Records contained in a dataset
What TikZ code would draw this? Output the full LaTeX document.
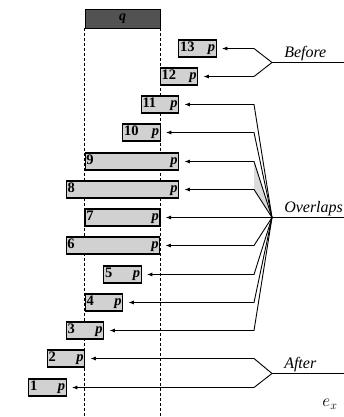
\documentclass[tikz,border=0pt]{standalone}
\usepackage{fontspec}
\setmainfont{Liberation Serif}
\usetikzlibrary{arrows.meta}
\begin{document}
\begin{tikzpicture}[x=1pt,y=-1pt,
  pbox/.style={draw, line width=1.3pt, fill=gray!36, minimum height=17pt, inner xsep=1.2pt, inner ysep=0pt,
    font=\bfseries\fontsize{14.5}{14.5}\selectfont, align=left},
  arr/.style={line width=0.9pt, -{Latex[length=5.5pt,width=4pt]}, shorten >=5pt},
  conn/.style={line width=0.9pt},
  lab/.style={font=\itshape\fontsize{16}{16}\selectfont, anchor=south west, inner sep=1pt},
  guide/.style={line width=0.9pt, dash pattern=on 3pt off 2pt}]
\useasboundingbox (0,0) rectangle (344,417);
% reference interval q
\node[draw, line width=0.9pt, fill=black!68, minimum width=75pt, minimum height=19pt, inner sep=0pt,
  font=\itshape\bfseries\fontsize{14}{14}\selectfont] (q) at (122.5,18.5) {q};
\coordinate (bot) at (0,417);
\draw[guide] (q.south west) -- (q.south west |- bot);
\draw[guide] (q.south east) -- (q.south east |- bot);
% boxes
\node[pbox, text width=35pt] (b13) at (197.5,48.5)    {13\hfill\textit{p}};
\node[pbox, text width=35pt] (b12) at (179,76.5) {12\hfill\textit{p}};
\node[pbox, text width=35pt] (b11) at (160,104.5)   {11\hfill\textit{p}};
\node[pbox, text width=35pt] (b10) at (141.5,132.5) {10\hfill\textit{p}};
\node[pbox, text width=91.25pt] (b9) at (132,161.5)   {9\hfill\textit{p}};
\node[pbox, text width=110pt] (b8) at (122.5,189.5) {8\hfill\textit{p}};
\node[pbox, text width=72.5pt] (b7) at (122.5,217.5)    {7\hfill\textit{p}};
\node[pbox, text width=91.25pt] (b6) at (113,245.5) {6\hfill\textit{p}};
\node[pbox, text width=35pt] (b5) at (122.5,274.5)    {5\hfill\textit{p}};
\node[pbox, text width=35pt] (b4) at (104,302.5) {4\hfill\textit{p}};
\node[pbox, text width=35pt] (b3) at (85,330.5)     {3\hfill\textit{p}};
\node[pbox, text width=35pt] (b2) at (66,358.5) {2\hfill\textit{p}};
\node[pbox, text width=35pt] (b1) at (47.5,387.5)     {1\hfill\textit{p}};
% hubs
\coordinate (kx) at (254,0);
\coordinate (hubB) at (272,62.5);
\coordinate (hubO) at (272,217.5);
\coordinate (hubA) at (272,373.5);
\coordinate (edge) at (344,0);
% shaded wedge
\fill[gray!28] (kx |- b9.east) -- (hubO) -- (kx |- b8.east) -- cycle;
% label lines
\draw[conn] (hubB) -- (edge |- hubB) node[lab, pos=0.15] (tB) {Before};
\draw[conn] (hubO) -- (edge |- hubO) node[lab, pos=0.15] (tO) {Overlaps};
\draw[conn] (hubA) -- (edge |- hubA) node[lab, pos=0.15] (tA) {After};
% connectors
\foreach \b in {b13,b12} {\draw[arr] (hubB) -- (kx |- \b.east) -- (\b.east);}
\foreach \b in {b11,b10,b9,b8,b6,b5,b4,b3} {\draw[arr] (hubO) -- (kx |- \b.east) -- (\b.east);}
\draw[arr] (hubO) -- (b7.east);
\foreach \b in {b2,b1} {\draw[arr] (hubA) -- (kx |- \b.east) -- (\b.east);}
\node[font=\fontsize{17}{17}\selectfont] (ex) at (330,404) {$e_x$};
\end{tikzpicture}
\end{document}
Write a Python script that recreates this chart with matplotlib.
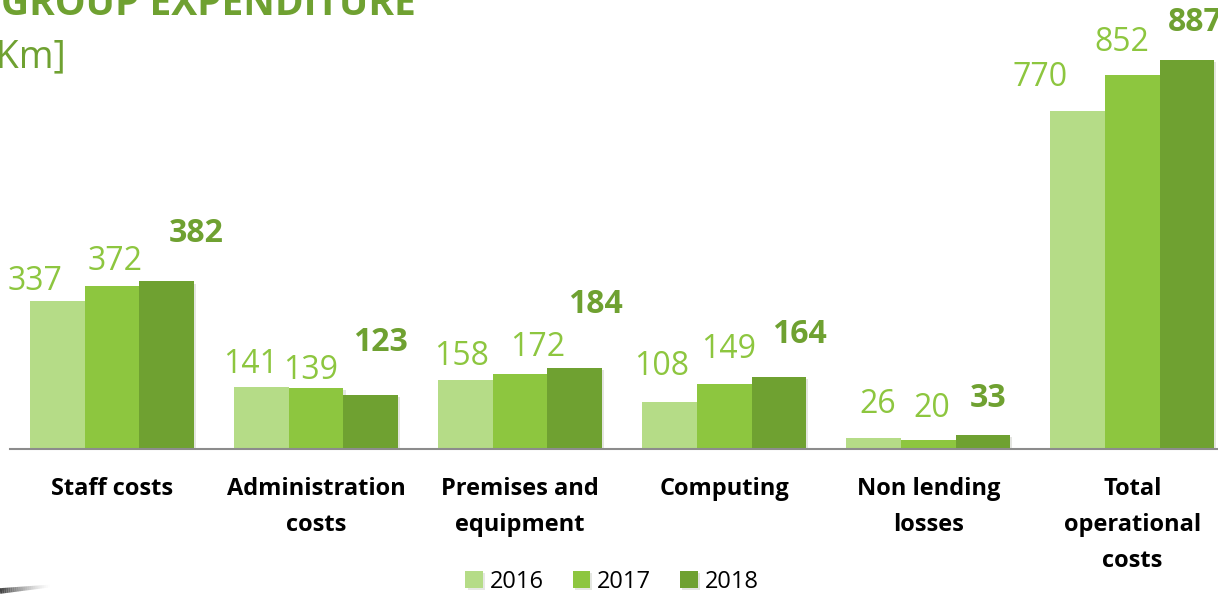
import matplotlib.pyplot as plt
import matplotlib.patheffects as pe
import numpy as np

# expenditure per category, in thousands of euro
categories = ["Staff costs", "Administration\ncosts", "Premises and\nequipment",
              "Computing", "Non lending\nlosses", "Total\noperational\ncosts"]
years = ["2016", "2017", "2018"]
values_2016 = [337, 141, 158, 108, 26, 770]
values_2017 = [372, 139, 172, 149, 20, 852]
values_2018 = [382, 123, 184, 164, 33, 887]

# hand placed label nudges (pixels) so the numbers don't collide
nudge_2016 = [(-22, 20), (-11, 23), (-4, 23), (-8, 35), (4, 33), (-38, 34)]
nudge_2017 = [(3, 24), (-5, 18), (18, 26), (4, 34), (4, 32), (-10, 33)]
nudge_2018 = [(29, 48), (10, 53), (21, 64), (21, 43), (5, 36), (8, 37)]

bar_colors = ["#b5dc87", "#8dc63f", "#6fa131"]
label_colors = ["#8dc63f", "#8dc63f", "#6fa131"]
dark_green = "#6fa131"

plt.rcParams["font.family"] = ["Open Sans", "DejaVu Sans"]

fig = plt.figure(figsize=(12.18, 5.94), dpi=100)
ax = fig.add_axes([10 / 1218, 1 - 449 / 594, 1 - 10 / 1218, 449 / 594])

x = np.arange(len(categories))
w = 0.268
shadow = [pe.SimplePatchShadow(offset=(1.5, -1.5), alpha=0.12), pe.Normal()]

series = [values_2016, values_2017, values_2018]
nudges = [nudge_2016, nudge_2017, nudge_2018]
for i, (vals, yr) in enumerate(zip(series, years)):
    bars = ax.bar(x + (i - 1) * w, vals, w, color=bar_colors[i], label=yr,
                  path_effects=shadow, zorder=2)
    for b, v, (dx, dy) in zip(bars, vals, nudges[i]):
        ax.annotate(str(v), (b.get_x() + b.get_width() / 2, v),
                    xytext=(dx, dy), textcoords="offset pixels",
                    ha="center", va="center", fontsize=23,
                    color=label_colors[i],
                    fontweight="bold" if i == 2 else "normal",
                    annotation_clip=False, clip_on=False, zorder=4)

ax.set_xlim(-0.5, 5.42)
ax.set_ylim(0, 1023.7)
for s in ["top", "right", "left"]:
    ax.spines[s].set_visible(False)
ax.spines["bottom"].set_color("#8c8c8c")
ax.spines["bottom"].set_linewidth(1.5)
ax.set_yticks([])
ax.set_xticks(x)
ax.set_xticklabels(categories, fontsize=17, fontweight="bold", linespacing=1.66)
ax.tick_params(axis="x", length=0, pad=20)
ax.patch.set_alpha(0)

fig.text(416 / 1218, 1 - 15 / 594, "GROUP EXPENDITURE", ha="right", va="baseline",
         fontsize=28, fontweight="bold", color=dark_green)
fig.text(66 / 1218, 1 - 67 / 594, "[€Km]", ha="right", va="baseline",
         fontsize=27, color=dark_green)

fig.legend(loc="center", bbox_to_anchor=(612 / 1218, 1 - 582 / 594), ncol=3,
           frameon=False, fontsize=17, handlelength=0.75, handleheight=0.75,
           handletextpad=0.3, columnspacing=1.2)

# small dark swoosh in the bottom corner, fading out to the right
n = 24
for k in range(n):
    t0, t1 = k / n, (k + 1) / n
    fig.add_artist(plt.Line2D([t0 * 50 / 1218, t1 * 50 / 1218],
                              [(3 + 5 * t0) / 594, (3 + 5 * t1) / 594],
                              transform=fig.transFigure, color="#2e2e2e",
                              alpha=0.9 * (1 - t0) ** 1.5, lw=4 * (1 - 0.5 * t0),
                              solid_capstyle="butt"))

fig.savefig("out.png", dpi=100)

- AIM OF THE TASK -
Check each line of the records for the word "this", and show the lines that contain it.

- TASK ANSWER -
What TikZ code would draw this? Output the full LaTeX document.
Write a Python script that recreates this chart with matplotlib.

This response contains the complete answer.